## AIM
Everything from the first line to the line containing "import plotly.graph_objects as go" is to be repeated exactly; nothing past it.

## DATA SHOWN
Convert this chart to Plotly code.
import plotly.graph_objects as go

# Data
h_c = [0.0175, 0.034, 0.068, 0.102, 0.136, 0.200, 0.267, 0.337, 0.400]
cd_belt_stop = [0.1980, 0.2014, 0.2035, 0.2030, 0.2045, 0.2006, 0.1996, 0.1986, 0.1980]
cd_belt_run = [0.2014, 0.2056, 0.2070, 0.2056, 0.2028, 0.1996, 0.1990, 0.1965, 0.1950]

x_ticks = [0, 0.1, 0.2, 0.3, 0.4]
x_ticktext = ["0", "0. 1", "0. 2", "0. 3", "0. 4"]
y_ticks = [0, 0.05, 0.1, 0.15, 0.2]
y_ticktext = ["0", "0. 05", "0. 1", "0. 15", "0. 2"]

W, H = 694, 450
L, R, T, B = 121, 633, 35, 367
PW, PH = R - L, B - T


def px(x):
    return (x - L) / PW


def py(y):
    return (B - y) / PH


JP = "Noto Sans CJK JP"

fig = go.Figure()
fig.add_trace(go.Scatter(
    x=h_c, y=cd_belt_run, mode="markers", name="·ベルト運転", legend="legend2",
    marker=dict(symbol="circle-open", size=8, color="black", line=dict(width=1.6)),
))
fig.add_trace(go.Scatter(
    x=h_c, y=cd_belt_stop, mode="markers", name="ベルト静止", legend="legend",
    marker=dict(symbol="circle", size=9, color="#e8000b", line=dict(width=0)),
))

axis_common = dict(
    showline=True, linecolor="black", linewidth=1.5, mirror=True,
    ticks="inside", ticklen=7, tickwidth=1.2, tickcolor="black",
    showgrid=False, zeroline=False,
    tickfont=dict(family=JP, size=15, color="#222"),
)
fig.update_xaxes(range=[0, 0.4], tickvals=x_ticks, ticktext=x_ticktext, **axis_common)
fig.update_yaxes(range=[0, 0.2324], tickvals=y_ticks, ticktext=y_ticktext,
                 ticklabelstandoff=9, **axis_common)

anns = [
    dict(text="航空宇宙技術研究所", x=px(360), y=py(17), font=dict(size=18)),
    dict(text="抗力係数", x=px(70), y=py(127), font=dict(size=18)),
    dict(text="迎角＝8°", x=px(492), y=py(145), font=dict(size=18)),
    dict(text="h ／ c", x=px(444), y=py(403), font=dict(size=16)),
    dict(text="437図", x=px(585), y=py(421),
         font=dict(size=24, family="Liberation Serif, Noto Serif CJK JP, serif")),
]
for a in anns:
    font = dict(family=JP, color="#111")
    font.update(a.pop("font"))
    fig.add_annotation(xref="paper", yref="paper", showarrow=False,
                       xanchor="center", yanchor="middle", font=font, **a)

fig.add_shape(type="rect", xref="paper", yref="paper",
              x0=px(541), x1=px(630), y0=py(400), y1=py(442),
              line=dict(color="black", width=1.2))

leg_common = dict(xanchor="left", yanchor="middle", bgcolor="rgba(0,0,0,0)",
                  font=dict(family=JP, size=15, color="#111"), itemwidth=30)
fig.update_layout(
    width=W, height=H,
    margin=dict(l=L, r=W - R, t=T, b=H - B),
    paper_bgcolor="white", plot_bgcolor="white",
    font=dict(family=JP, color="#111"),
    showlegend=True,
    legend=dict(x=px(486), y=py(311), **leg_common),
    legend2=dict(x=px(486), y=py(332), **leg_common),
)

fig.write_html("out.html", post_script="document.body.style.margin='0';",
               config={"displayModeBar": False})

## TASK RESPONSE
Convert this chart to Plotly code.
import plotly.graph_objects as go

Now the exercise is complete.